* _Your objective_:
Repeat the lines below exactly as they appear, but leave out the images.

-*-*-

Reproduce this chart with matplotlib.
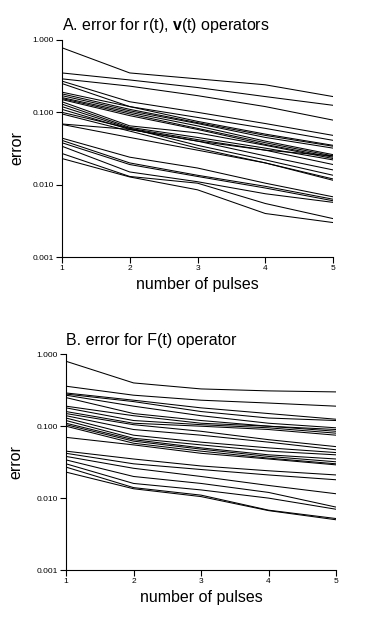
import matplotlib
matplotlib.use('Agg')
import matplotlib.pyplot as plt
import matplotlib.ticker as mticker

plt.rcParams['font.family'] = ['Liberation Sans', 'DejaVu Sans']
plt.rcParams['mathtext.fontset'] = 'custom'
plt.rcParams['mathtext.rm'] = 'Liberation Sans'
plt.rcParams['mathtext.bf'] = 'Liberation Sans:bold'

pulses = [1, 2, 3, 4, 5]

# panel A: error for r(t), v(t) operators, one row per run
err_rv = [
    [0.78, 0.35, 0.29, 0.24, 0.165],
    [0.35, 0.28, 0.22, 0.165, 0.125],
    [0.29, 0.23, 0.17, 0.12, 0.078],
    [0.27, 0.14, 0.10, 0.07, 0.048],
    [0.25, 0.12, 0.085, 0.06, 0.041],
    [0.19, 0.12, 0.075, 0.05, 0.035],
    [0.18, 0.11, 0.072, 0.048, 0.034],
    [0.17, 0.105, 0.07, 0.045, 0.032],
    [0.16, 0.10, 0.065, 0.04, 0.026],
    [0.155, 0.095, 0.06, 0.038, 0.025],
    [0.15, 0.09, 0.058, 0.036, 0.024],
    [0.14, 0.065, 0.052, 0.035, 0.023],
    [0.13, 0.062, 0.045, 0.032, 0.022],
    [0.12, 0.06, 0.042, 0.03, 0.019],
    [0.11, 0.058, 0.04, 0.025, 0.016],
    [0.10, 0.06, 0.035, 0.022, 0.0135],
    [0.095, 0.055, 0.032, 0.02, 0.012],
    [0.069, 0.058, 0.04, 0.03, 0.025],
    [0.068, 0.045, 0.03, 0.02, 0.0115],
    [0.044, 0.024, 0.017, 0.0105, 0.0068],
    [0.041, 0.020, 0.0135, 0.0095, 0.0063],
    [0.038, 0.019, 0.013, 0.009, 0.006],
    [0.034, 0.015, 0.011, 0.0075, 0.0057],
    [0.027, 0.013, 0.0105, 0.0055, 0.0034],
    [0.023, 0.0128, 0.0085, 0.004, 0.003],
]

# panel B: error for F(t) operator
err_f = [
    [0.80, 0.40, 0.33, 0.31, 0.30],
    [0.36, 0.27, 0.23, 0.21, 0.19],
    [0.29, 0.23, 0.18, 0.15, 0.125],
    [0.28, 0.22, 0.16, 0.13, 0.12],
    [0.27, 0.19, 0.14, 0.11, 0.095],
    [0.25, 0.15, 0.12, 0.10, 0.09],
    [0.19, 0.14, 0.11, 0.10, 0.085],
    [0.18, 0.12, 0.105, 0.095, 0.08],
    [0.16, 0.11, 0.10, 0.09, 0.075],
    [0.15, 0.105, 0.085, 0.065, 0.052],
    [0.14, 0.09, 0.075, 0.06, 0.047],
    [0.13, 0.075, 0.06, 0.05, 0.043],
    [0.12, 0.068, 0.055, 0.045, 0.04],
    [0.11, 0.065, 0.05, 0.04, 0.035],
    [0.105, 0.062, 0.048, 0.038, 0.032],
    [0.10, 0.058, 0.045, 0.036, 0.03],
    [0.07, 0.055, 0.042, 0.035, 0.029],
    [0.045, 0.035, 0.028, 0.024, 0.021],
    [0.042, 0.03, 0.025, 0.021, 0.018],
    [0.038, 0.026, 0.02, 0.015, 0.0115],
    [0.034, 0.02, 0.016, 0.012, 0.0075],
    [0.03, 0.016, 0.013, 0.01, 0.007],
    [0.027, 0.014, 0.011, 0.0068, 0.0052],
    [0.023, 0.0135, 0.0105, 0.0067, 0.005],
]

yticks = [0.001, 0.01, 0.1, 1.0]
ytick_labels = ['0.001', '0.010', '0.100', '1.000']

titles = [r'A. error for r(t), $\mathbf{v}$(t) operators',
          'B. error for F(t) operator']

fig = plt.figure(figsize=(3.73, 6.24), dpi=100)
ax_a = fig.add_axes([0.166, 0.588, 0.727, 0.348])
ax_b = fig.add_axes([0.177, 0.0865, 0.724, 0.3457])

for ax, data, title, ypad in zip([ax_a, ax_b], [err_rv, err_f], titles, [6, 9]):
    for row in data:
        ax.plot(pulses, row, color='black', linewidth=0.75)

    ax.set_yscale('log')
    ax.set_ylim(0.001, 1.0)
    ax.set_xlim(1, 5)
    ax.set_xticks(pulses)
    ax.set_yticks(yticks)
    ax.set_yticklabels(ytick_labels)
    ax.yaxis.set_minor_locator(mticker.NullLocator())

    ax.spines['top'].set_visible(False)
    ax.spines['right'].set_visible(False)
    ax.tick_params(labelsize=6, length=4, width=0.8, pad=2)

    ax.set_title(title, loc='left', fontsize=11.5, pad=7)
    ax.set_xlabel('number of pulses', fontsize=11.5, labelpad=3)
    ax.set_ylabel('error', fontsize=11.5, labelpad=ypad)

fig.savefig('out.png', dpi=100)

-*-*-

* _Exercise answer_:
Reproduce this chart with matplotlib.
import matplotlib
matplotlib.use('Agg')
import matplotlib.pyplot as plt
import matplotlib.ticker as mticker

plt.rcParams['font.family'] = ['Liberation Sans', 'DejaVu Sans']
plt.rcParams['mathtext.fontset'] = 'custom'
plt.rcParams['mathtext.rm'] = 'Liberation Sans'
plt.rcParams['mathtext.bf'] = 'Liberation Sans:bold'

pulses = [1, 2, 3, 4, 5]

# panel A: error for r(t), v(t) operators, one row per run
err_rv = [
    [0.78, 0.35, 0.29, 0.24, 0.165],
    [0.35, 0.28, 0.22, 0.165, 0.125],
    [0.29, 0.23, 0.17, 0.12, 0.078],
    [0.27, 0.14, 0.10, 0.07, 0.048],
    [0.25, 0.12, 0.085, 0.06, 0.041],
    [0.19, 0.12, 0.075, 0.05, 0.035],
    [0.18, 0.11, 0.072, 0.048, 0.034],
    [0.17, 0.105, 0.07, 0.045, 0.032],
    [0.16, 0.10, 0.065, 0.04, 0.026],
    [0.155, 0.095, 0.06, 0.038, 0.025],
    [0.15, 0.09, 0.058, 0.036, 0.024],
    [0.14, 0.065, 0.052, 0.035, 0.023],
    [0.13, 0.062, 0.045, 0.032, 0.022],
    [0.12, 0.06, 0.042, 0.03, 0.019],
    [0.11, 0.058, 0.04, 0.025, 0.016],
    [0.10, 0.06, 0.035, 0.022, 0.0135],
    [0.095, 0.055, 0.032, 0.02, 0.012],
    [0.069, 0.058, 0.04, 0.03, 0.025],
    [0.068, 0.045, 0.03, 0.02, 0.0115],
    [0.044, 0.024, 0.017, 0.0105, 0.0068],
    [0.041, 0.020, 0.0135, 0.0095, 0.0063],
    [0.038, 0.019, 0.013, 0.009, 0.006],
    [0.034, 0.015, 0.011, 0.0075, 0.0057],
    [0.027, 0.013, 0.0105, 0.0055, 0.0034],
    [0.023, 0.0128, 0.0085, 0.004, 0.003],
]

# panel B: error for F(t) operator
err_f = [
    [0.80, 0.40, 0.33, 0.31, 0.30],
    [0.36, 0.27, 0.23, 0.21, 0.19],
    [0.29, 0.23, 0.18, 0.15, 0.125],
    [0.28, 0.22, 0.16, 0.13, 0.12],
    [0.27, 0.19, 0.14, 0.11, 0.095],
    [0.25, 0.15, 0.12, 0.10, 0.09],
    [0.19, 0.14, 0.11, 0.10, 0.085],
    [0.18, 0.12, 0.105, 0.095, 0.08],
    [0.16, 0.11, 0.10, 0.09, 0.075],
    [0.15, 0.105, 0.085, 0.065, 0.052],
    [0.14, 0.09, 0.075, 0.06, 0.047],
    [0.13, 0.075, 0.06, 0.05, 0.043],
    [0.12, 0.068, 0.055, 0.045, 0.04],
    [0.11, 0.065, 0.05, 0.04, 0.035],
    [0.105, 0.062, 0.048, 0.038, 0.032],
    [0.10, 0.058, 0.045, 0.036, 0.03],
    [0.07, 0.055, 0.042, 0.035, 0.029],
    [0.045, 0.035, 0.028, 0.024, 0.021],
    [0.042, 0.03, 0.025, 0.021, 0.018],
    [0.038, 0.026, 0.02, 0.015, 0.0115],
    [0.034, 0.02, 0.016, 0.012, 0.0075],
    [0.03, 0.016, 0.013, 0.01, 0.007],
    [0.027, 0.014, 0.011, 0.0068, 0.0052],
    [0.023, 0.0135, 0.0105, 0.0067, 0.005],
]

yticks = [0.001, 0.01, 0.1, 1.0]
ytick_labels = ['0.001', '0.010', '0.100', '1.000']

titles = [r'A. error for r(t), $\mathbf{v}$(t) operators',
          'B. error for F(t) operator']

fig = plt.figure(figsize=(3.73, 6.24), dpi=100)
ax_a = fig.add_axes([0.166, 0.588, 0.727, 0.348])
ax_b = fig.add_axes([0.177, 0.0865, 0.724, 0.3457])

for ax, data, title, ypad in zip([ax_a, ax_b], [err_rv, err_f], titles, [6, 9]):
    for row in data:
        ax.plot(pulses, row, color='black', linewidth=0.75)

    ax.set_yscale('log')
    ax.set_ylim(0.001, 1.0)
    ax.set_xlim(1, 5)
    ax.set_xticks(pulses)
    ax.set_yticks(yticks)
    ax.set_yticklabels(ytick_labels)
    ax.yaxis.set_minor_locator(mticker.NullLocator())

    ax.spines['top'].set_visible(False)
    ax.spines['right'].set_visible(False)
    ax.tick_params(labelsize=6, length=4, width=0.8, pad=2)

    ax.set_title(title, loc='left', fontsize=11.5, pad=7)
    ax.set_xlabel('number of pulses', fontsize=11.5, labelpad=3)
    ax.set_ylabel('error', fontsize=11.5, labelpad=ypad)

fig.savefig('out.png', dpi=100)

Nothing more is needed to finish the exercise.